A Programmer's View of the Universe, Part 2: Mario Kart — cover art: a small hedgehog driver in a tiny cart stopped at the edge of a meadow track, headlights pointed at an invisible vertical wall where the world simply ends and a starry void begins beyond. 📚 👍 🕹️

2008 · Stevey's Blog Rants · Rant

“It is the most important concept in embedded systems. In lieu of a good name, I will explain it to you, and then the name will stand for the thing you now understand.”
— From A Programmer's View of the Universe, Part 2: Mario Kart, December 2008
Read the essay

© 2008 Steve Yegge. Originally published at Stevey's Blog Rants.

Author’s note

This blog series can best be described as an non-theistic attack on atheism. In each post, I set up scenarios that help frame how I think about the universe as *necessarily* being an embedded system with a parent host system, and what the might entail. For me, it means that beyond the universe is not "nothing", it is "undefined." Which is much more interesting!

AI Notes

The middle installment of the Universe series, and the one that finally names the thing Part 1 was circling. Steve picks a deliberately silly example — the invisible wall at the edge of a Mario Kart track — and opens with a long mock-Italian dialogue between Mario and Luigi puzzling over why their karts stop dead at the same invisible line every lap. From there he turns it into a serious argument about embedded systems and the kinds of questions a system inside the wall can and cannot meaningfully ask. The frame is the One-Way Wall: a boundary you can see across but cannot reason past, on whose other side is not "nothing" but undefined — anything, including the memory of another process.

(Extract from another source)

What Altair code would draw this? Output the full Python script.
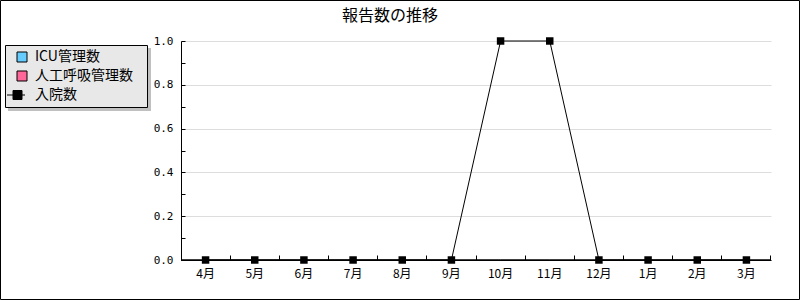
import altair as alt
import pandas as pd

months = ["4月", "5月", "6月", "7月", "8月", "9月", "10月", "11月", "12月", "1月", "2月", "3月"]
series_names = ["ICU管理数", "人工呼吸管理数", "入院数"]
icu = [0, 0, 0, 0, 0, 0, 0, 0, 0, 0, 0, 0]
vent = [0, 0, 0, 0, 0, 0, 0, 0, 0, 0, 0, 0]
admissions = [0, 0, 0, 0, 0, 0, 1, 1, 0, 0, 0, 0]
series_colors = ["#66ccff", "#ff6699", "#000000"]
y_labels = [0.0, 0.2, 0.4, 0.6, 0.8, 1.0]
y_minor = [0.0, 0.1, 0.2, 0.3, 0.4, 0.5, 0.6, 0.7, 0.8, 0.9, 1.0]

rows = []
for name, vals in zip(series_names, [icu, vent, admissions]):
    for m, v in zip(months, vals):
        rows.append({"month": m, "series": name, "value": v})
df = pd.DataFrame(rows)

W, H = 590, 219
LEFT, TOP = 181, 41
JP = "Noto Sans CJK JP"

xscale = alt.Scale(type="band", domain=months, paddingInner=0, paddingOuter=0)
yscale = alt.Scale(domain=[0, 1], nice=False, zero=True)

line_shape = "M-3,0H0.6M-1.8,-0.9H0V0.9H-1.8Z"
legend = alt.Legend(
    title=None, orient="none", legendX=-166, legendY=9,
    padding=0, labelFont=JP, labelFontSize=14, labelColor="black", labelOffset=6,
    symbolSize=100, rowPadding=5,
    symbolType=alt.ExprRef(expr="datum.value === '入院数' ? '" + line_shape + "' : 'square'"),
    symbolStrokeColor="black", symbolStrokeWidth=1, symbolOpacity=1,
)
fill = alt.Fill("series:N", scale=alt.Scale(domain=series_names, range=series_colors), legend=legend)
stroke = alt.Stroke("series:N", scale=alt.Scale(domain=series_names, range=["#000000", "#000000", "#000000"]),
                    legend=legend)

x_main = alt.X("month:N", sort=months, scale=xscale, title=None,
               axis=alt.Axis(ticks=False, domainColor="black", labelFont=JP, labelFontSize=12,
                             labelColor="black", labelPadding=8, labelAngle=0, grid=False))
y_main = alt.Y("value:Q", scale=yscale, title=None,
               axis=alt.Axis(values=y_labels, format=".1f", ticks=False, domainColor="black",
                             labelFont="DejaVu Sans Mono", labelFontSize=11, labelColor="black",
                             labelPadding=8, grid=True, gridColor="#dddddd"))

bars = alt.Chart(df).transform_filter(
    alt.datum.series != "入院数"
).mark_bar(strokeWidth=1).encode(
    x=x_main, y=y_main, xOffset=alt.XOffset("series:N", sort=series_names), fill=fill, stroke=stroke)

line = alt.Chart(df).transform_filter(
    alt.datum.series == "入院数"
).mark_line(strokeWidth=1).encode(x=x_main, y=y_main, stroke=stroke)

points = alt.Chart(df).transform_filter(
    alt.datum.series == "入院数"
).mark_point(shape="square", size=56, filled=True, opacity=1, strokeWidth=0).encode(
    x=x_main, y=y_main, fill=fill)

inner = alt.layer(bars, line, points)

ticks = alt.Chart(df).mark_point(opacity=0).encode(
    x=alt.X("month:N", sort=months, scale=xscale, title=None,
            axis=alt.Axis(orient="top", offset=-H, labels=False, domain=False, ticks=True, tickSize=5,
                          tickColor="black", bandPosition=1, grid=False)),
    y=alt.Y("value:Q", scale=yscale, title=None,
            axis=alt.Axis(orient="right", offset=-W, values=y_minor, labels=False, domain=False,
                          ticks=True, tickSize=4, tickColor="black", grid=False)),
)

frame_data = alt.Data(values=[{"k": 1}])
shadow = alt.Chart(frame_data).mark_rect(fill="#c0c0c0").encode(
    x=alt.value(8 - LEFT), x2=alt.value(151 - LEFT), y=alt.value(48 - TOP), y2=alt.value(111 - TOP))
legend_box = alt.Chart(frame_data).mark_rect(fill="#e8e8e8", stroke="black", strokeWidth=1).encode(
    x=alt.value(5.5 - LEFT), x2=alt.value(147.5 - LEFT), y=alt.value(45.5 - TOP), y2=alt.value(107.5 - TOP))
border = alt.Chart(frame_data).mark_rect(fill=None, stroke="black", strokeWidth=1).encode(
    x=alt.value(-LEFT + 0.5), x2=alt.value(800 - LEFT - 0.5), y=alt.value(-TOP + 0.5), y2=alt.value(300 - TOP - 0.5))

chart = alt.layer(shadow, legend_box, inner, ticks, border).resolve_scale(x="independent", y="independent").properties(
    width=W, height=H,
    autosize=alt.AutoSizeParams(type="none"),
    padding={"left": LEFT, "top": TOP, "right": 800 - LEFT - W, "bottom": 300 - TOP - H},
    title=alt.TitleParams("報告数の推移", font=JP, fontSize=16, fontWeight="normal", color="black",
                          anchor="middle", frame="group", dx=-86, offset=-24),
    background="white",
).configure_view(stroke=None)

chart.save("out.html", embed_options={"renderer": "svg", "actions": False})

The fish from Part 1 could detect its wall but not theorise past it; Mario can see the meadow but cannot drive into it; a C program that strays past its boundary crashes (or worse, doesn't). Steve's claim is that embedded-systems engineers have worked with this concept for decades without settling on a name, so he installs one, and spends the rest of the essay pointing it out in game maps, sandboxes, virtual machines, processes, and at the end the boundary of the Universe itself.

It runs Steve's favourite move — take a concept every working engineer half-knows, give it a name, and suddenly you can talk about it. The One-Way Wall would show up again two decades later in his thinking about agentic systems and what models can and cannot reason past: the same asymmetry, scaled up.